Chief Restructuring Officer

Chicago, IL

NES Equipment Rental (NES) was a leading provider of rental equipment and services for construction, industrial, and maintenance projects. The company offered a wide range of equipment, including aerial lifts, cranes, earthmoving machinery, and general construction tools, along with maintenance, repair, and logistics support to help customers optimize their projects.

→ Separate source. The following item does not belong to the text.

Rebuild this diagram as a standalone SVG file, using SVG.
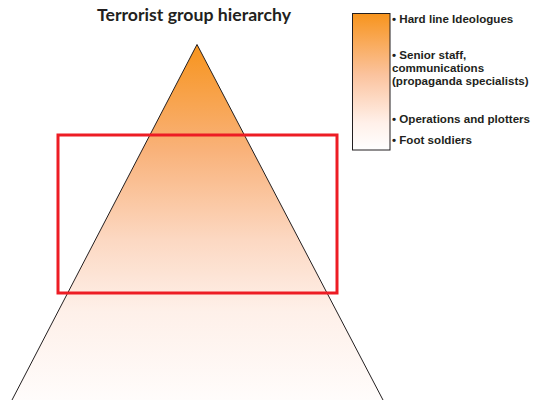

Carl Marks Advisors (CMA) served as Chief Restructuring Officer and Chief Operational Officer to NES, successfully guiding the company through Chapter 11 bankruptcy and addressing conflicting priorities between debt reduction and fleet reinvestment. CMA executed a comprehensive restructuring plan, including negotiating a balance sheet restructuring that converted subordinated notes to equity, implementing fleet performance controls, stabilizing operations through cost-saving measures, and securing $90 million in exit financing for fleet revitalization.

Key Challenges
Fleet Synchronization
Over Leveraged Balance Sheet
Deteriorating Financial Performance

Engagement Highlights

  • Conflicting priorities regarding the disposition of NES were fundamental: the bank group wanted to rapidly reduce debt load, whereas the fleet required meaningful reinvestment to sustain the business.
  • Carl Marks executed a restructuring plan which included:
    • Negotiating a balance sheet restructuring with the 36-member bank group and the bond holders; most critically, senior subordinated notes were converted to equity.
    • Instituted fleet performance controls and matrices to fully leverage assets – developed comprehensive, enterprise-wide fleet plan to align assets with demand, manage mix in a market driven fashion to maximize fleet utilization and reduced fleet age to minimize maintenance costs and maximize “up-time”.
    • Stabilized the organization – Refocus sales at the local level to increase ROI, relocate headquarters to less expensive facility, consolidate back-office operations.
    • Negotiated exit financing with the existing bank group – exit facility to provide for a $90 million fleet revitalization program critical to the strategy.